▸ **Prompt**
Each record below is to be copied word for word, with pictures removed.

▸ **Material to process**

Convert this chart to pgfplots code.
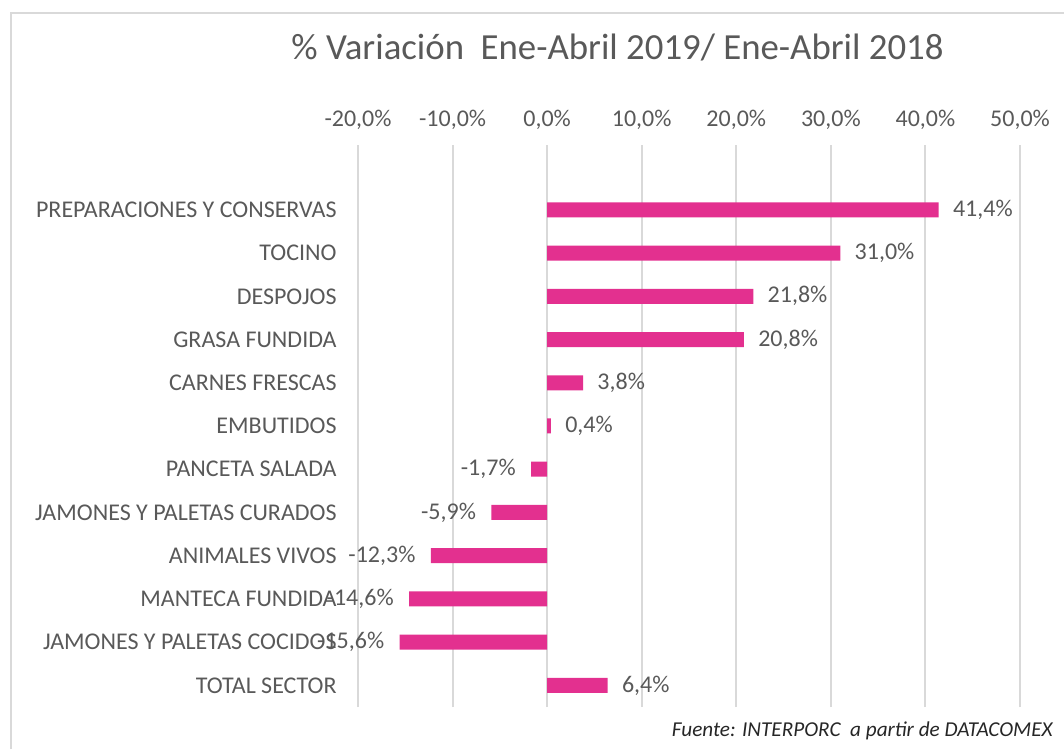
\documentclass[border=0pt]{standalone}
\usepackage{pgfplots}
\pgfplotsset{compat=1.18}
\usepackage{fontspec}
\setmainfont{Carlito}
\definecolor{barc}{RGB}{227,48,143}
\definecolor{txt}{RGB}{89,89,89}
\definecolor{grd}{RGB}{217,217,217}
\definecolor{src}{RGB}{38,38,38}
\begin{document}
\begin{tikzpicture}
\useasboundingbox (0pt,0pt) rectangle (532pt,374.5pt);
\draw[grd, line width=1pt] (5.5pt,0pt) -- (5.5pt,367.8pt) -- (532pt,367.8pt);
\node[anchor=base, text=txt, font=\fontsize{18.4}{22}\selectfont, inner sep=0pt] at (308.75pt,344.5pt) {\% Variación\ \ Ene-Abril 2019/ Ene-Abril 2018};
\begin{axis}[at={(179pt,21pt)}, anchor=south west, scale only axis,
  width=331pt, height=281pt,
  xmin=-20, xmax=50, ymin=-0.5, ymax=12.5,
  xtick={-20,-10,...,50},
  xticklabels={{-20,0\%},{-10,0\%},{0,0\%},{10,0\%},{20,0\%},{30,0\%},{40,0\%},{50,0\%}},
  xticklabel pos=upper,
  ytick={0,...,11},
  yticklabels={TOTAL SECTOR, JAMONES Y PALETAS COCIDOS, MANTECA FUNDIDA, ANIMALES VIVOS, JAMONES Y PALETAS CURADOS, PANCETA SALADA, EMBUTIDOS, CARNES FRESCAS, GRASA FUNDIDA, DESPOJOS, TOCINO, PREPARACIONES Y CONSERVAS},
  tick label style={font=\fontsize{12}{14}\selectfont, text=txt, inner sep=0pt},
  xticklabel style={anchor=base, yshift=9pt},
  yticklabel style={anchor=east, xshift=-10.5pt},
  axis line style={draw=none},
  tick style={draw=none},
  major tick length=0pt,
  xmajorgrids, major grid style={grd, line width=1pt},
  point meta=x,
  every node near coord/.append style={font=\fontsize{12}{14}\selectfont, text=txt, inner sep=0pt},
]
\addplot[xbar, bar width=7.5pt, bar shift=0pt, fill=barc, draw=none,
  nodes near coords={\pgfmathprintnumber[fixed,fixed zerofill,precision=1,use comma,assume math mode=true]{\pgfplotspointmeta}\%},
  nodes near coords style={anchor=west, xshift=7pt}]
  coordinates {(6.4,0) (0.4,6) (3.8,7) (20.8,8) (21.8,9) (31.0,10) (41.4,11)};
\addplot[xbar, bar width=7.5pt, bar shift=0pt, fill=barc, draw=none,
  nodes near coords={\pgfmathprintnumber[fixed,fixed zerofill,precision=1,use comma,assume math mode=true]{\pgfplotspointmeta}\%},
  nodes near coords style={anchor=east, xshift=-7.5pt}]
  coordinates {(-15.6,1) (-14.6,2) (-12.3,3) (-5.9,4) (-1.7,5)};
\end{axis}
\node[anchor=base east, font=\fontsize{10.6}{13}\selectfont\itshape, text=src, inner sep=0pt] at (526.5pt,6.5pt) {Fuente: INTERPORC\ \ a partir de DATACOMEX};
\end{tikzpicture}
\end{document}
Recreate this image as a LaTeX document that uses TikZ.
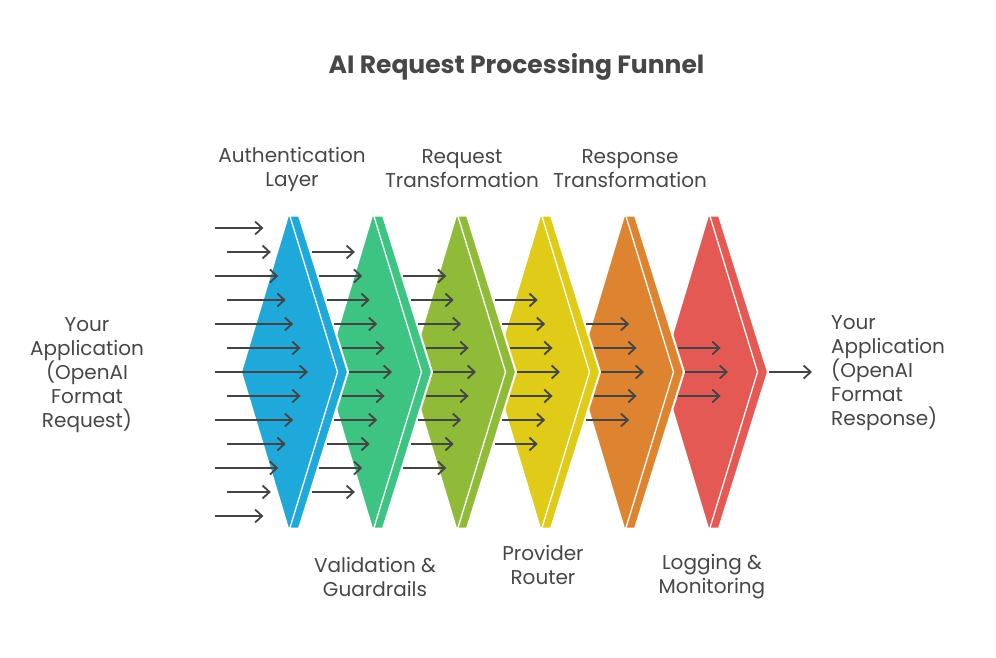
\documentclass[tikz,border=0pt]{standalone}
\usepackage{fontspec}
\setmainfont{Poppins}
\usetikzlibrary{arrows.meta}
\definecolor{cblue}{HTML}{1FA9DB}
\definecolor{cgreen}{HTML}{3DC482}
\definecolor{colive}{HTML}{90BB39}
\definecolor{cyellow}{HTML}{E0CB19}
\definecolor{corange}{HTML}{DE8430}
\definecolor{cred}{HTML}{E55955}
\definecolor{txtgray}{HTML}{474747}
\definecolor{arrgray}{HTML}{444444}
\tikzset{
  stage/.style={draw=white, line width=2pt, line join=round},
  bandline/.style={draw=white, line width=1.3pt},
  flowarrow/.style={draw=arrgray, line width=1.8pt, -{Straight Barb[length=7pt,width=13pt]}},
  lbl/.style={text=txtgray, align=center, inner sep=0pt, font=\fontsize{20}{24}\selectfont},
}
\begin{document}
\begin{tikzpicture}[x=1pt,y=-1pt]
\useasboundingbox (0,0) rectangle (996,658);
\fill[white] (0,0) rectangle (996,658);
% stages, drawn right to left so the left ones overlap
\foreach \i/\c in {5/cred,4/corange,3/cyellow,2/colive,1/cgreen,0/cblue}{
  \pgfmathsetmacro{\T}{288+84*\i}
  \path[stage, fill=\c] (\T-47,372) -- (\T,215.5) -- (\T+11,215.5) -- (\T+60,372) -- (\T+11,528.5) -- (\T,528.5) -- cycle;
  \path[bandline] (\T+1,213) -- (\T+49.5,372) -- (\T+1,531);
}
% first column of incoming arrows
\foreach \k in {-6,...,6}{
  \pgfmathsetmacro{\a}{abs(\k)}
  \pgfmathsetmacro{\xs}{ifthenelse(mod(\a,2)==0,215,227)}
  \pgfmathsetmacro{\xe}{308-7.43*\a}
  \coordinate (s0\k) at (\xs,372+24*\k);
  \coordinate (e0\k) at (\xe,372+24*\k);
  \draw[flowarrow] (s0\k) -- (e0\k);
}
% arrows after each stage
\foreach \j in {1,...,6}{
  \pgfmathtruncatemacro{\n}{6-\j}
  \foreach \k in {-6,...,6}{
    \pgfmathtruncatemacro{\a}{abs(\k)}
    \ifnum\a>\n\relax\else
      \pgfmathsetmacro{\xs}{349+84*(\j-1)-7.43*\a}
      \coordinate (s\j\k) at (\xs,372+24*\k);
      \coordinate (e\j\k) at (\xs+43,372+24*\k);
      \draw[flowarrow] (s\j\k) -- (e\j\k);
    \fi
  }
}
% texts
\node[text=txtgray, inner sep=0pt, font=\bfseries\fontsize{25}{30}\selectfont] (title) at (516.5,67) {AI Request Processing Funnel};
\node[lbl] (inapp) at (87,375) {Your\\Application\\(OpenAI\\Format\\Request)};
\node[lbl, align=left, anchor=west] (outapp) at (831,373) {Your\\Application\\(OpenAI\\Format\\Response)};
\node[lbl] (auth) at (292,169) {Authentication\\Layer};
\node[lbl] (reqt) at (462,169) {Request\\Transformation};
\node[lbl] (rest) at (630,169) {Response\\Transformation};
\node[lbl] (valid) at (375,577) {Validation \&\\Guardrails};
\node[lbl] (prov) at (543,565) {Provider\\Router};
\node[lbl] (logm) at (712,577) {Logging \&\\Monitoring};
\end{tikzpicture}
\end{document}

▸ **Response for this exercise**
Convert this chart to pgfplots code.
\documentclass[border=0pt]{standalone}
\usepackage{pgfplots}
\pgfplotsset{compat=1.18}
\usepackage{fontspec}
\setmainfont{Carlito}
\definecolor{barc}{RGB}{227,48,143}
\definecolor{txt}{RGB}{89,89,89}
\definecolor{grd}{RGB}{217,217,217}
\definecolor{src}{RGB}{38,38,38}
\begin{document}
\begin{tikzpicture}
\useasboundingbox (0pt,0pt) rectangle (532pt,374.5pt);
\draw[grd, line width=1pt] (5.5pt,0pt) -- (5.5pt,367.8pt) -- (532pt,367.8pt);
\node[anchor=base, text=txt, font=\fontsize{18.4}{22}\selectfont, inner sep=0pt] at (308.75pt,344.5pt) {\% Variación\ \ Ene-Abril 2019/ Ene-Abril 2018};
\begin{axis}[at={(179pt,21pt)}, anchor=south west, scale only axis,
  width=331pt, height=281pt,
  xmin=-20, xmax=50, ymin=-0.5, ymax=12.5,
  xtick={-20,-10,...,50},
  xticklabels={{-20,0\%},{-10,0\%},{0,0\%},{10,0\%},{20,0\%},{30,0\%},{40,0\%},{50,0\%}},
  xticklabel pos=upper,
  ytick={0,...,11},
  yticklabels={TOTAL SECTOR, JAMONES Y PALETAS COCIDOS, MANTECA FUNDIDA, ANIMALES VIVOS, JAMONES Y PALETAS CURADOS, PANCETA SALADA, EMBUTIDOS, CARNES FRESCAS, GRASA FUNDIDA, DESPOJOS, TOCINO, PREPARACIONES Y CONSERVAS},
  tick label style={font=\fontsize{12}{14}\selectfont, text=txt, inner sep=0pt},
  xticklabel style={anchor=base, yshift=9pt},
  yticklabel style={anchor=east, xshift=-10.5pt},
  axis line style={draw=none},
  tick style={draw=none},
  major tick length=0pt,
  xmajorgrids, major grid style={grd, line width=1pt},
  point meta=x,
  every node near coord/.append style={font=\fontsize{12}{14}\selectfont, text=txt, inner sep=0pt},
]
\addplot[xbar, bar width=7.5pt, bar shift=0pt, fill=barc, draw=none,
  nodes near coords={\pgfmathprintnumber[fixed,fixed zerofill,precision=1,use comma,assume math mode=true]{\pgfplotspointmeta}\%},
  nodes near coords style={anchor=west, xshift=7pt}]
  coordinates {(6.4,0) (0.4,6) (3.8,7) (20.8,8) (21.8,9) (31.0,10) (41.4,11)};
\addplot[xbar, bar width=7.5pt, bar shift=0pt, fill=barc, draw=none,
  nodes near coords={\pgfmathprintnumber[fixed,fixed zerofill,precision=1,use comma,assume math mode=true]{\pgfplotspointmeta}\%},
  nodes near coords style={anchor=east, xshift=-7.5pt}]
  coordinates {(-15.6,1) (-14.6,2) (-12.3,3) (-5.9,4) (-1.7,5)};
\end{axis}
\node[anchor=base east, font=\fontsize{10.6}{13}\selectfont\itshape, text=src, inner sep=0pt] at (526.5pt,6.5pt) {Fuente: INTERPORC\ \ a partir de DATACOMEX};
\end{tikzpicture}
\end{document}
Recreate this image as a LaTeX document that uses TikZ.
\documentclass[tikz,border=0pt]{standalone}
\usepackage{fontspec}
\setmainfont{Poppins}
\usetikzlibrary{arrows.meta}
\definecolor{cblue}{HTML}{1FA9DB}
\definecolor{cgreen}{HTML}{3DC482}
\definecolor{colive}{HTML}{90BB39}
\definecolor{cyellow}{HTML}{E0CB19}
\definecolor{corange}{HTML}{DE8430}
\definecolor{cred}{HTML}{E55955}
\definecolor{txtgray}{HTML}{474747}
\definecolor{arrgray}{HTML}{444444}
\tikzset{
  stage/.style={draw=white, line width=2pt, line join=round},
  bandline/.style={draw=white, line width=1.3pt},
  flowarrow/.style={draw=arrgray, line width=1.8pt, -{Straight Barb[length=7pt,width=13pt]}},
  lbl/.style={text=txtgray, align=center, inner sep=0pt, font=\fontsize{20}{24}\selectfont},
}
\begin{document}
\begin{tikzpicture}[x=1pt,y=-1pt]
\useasboundingbox (0,0) rectangle (996,658);
\fill[white] (0,0) rectangle (996,658);
% stages, drawn right to left so the left ones overlap
\foreach \i/\c in {5/cred,4/corange,3/cyellow,2/colive,1/cgreen,0/cblue}{
  \pgfmathsetmacro{\T}{288+84*\i}
  \path[stage, fill=\c] (\T-47,372) -- (\T,215.5) -- (\T+11,215.5) -- (\T+60,372) -- (\T+11,528.5) -- (\T,528.5) -- cycle;
  \path[bandline] (\T+1,213) -- (\T+49.5,372) -- (\T+1,531);
}
% first column of incoming arrows
\foreach \k in {-6,...,6}{
  \pgfmathsetmacro{\a}{abs(\k)}
  \pgfmathsetmacro{\xs}{ifthenelse(mod(\a,2)==0,215,227)}
  \pgfmathsetmacro{\xe}{308-7.43*\a}
  \coordinate (s0\k) at (\xs,372+24*\k);
  \coordinate (e0\k) at (\xe,372+24*\k);
  \draw[flowarrow] (s0\k) -- (e0\k);
}
% arrows after each stage
\foreach \j in {1,...,6}{
  \pgfmathtruncatemacro{\n}{6-\j}
  \foreach \k in {-6,...,6}{
    \pgfmathtruncatemacro{\a}{abs(\k)}
    \ifnum\a>\n\relax\else
      \pgfmathsetmacro{\xs}{349+84*(\j-1)-7.43*\a}
      \coordinate (s\j\k) at (\xs,372+24*\k);
      \coordinate (e\j\k) at (\xs+43,372+24*\k);
      \draw[flowarrow] (s\j\k) -- (e\j\k);
    \fi
  }
}
% texts
\node[text=txtgray, inner sep=0pt, font=\bfseries\fontsize{25}{30}\selectfont] (title) at (516.5,67) {AI Request Processing Funnel};
\node[lbl] (inapp) at (87,375) {Your\\Application\\(OpenAI\\Format\\Request)};
\node[lbl, align=left, anchor=west] (outapp) at (831,373) {Your\\Application\\(OpenAI\\Format\\Response)};
\node[lbl] (auth) at (292,169) {Authentication\\Layer};
\node[lbl] (reqt) at (462,169) {Request\\Transformation};
\node[lbl] (rest) at (630,169) {Response\\Transformation};
\node[lbl] (valid) at (375,577) {Validation \&\\Guardrails};
\node[lbl] (prov) at (543,565) {Provider\\Router};
\node[lbl] (logm) at (712,577) {Logging \&\\Monitoring};
\end{tikzpicture}
\end{document}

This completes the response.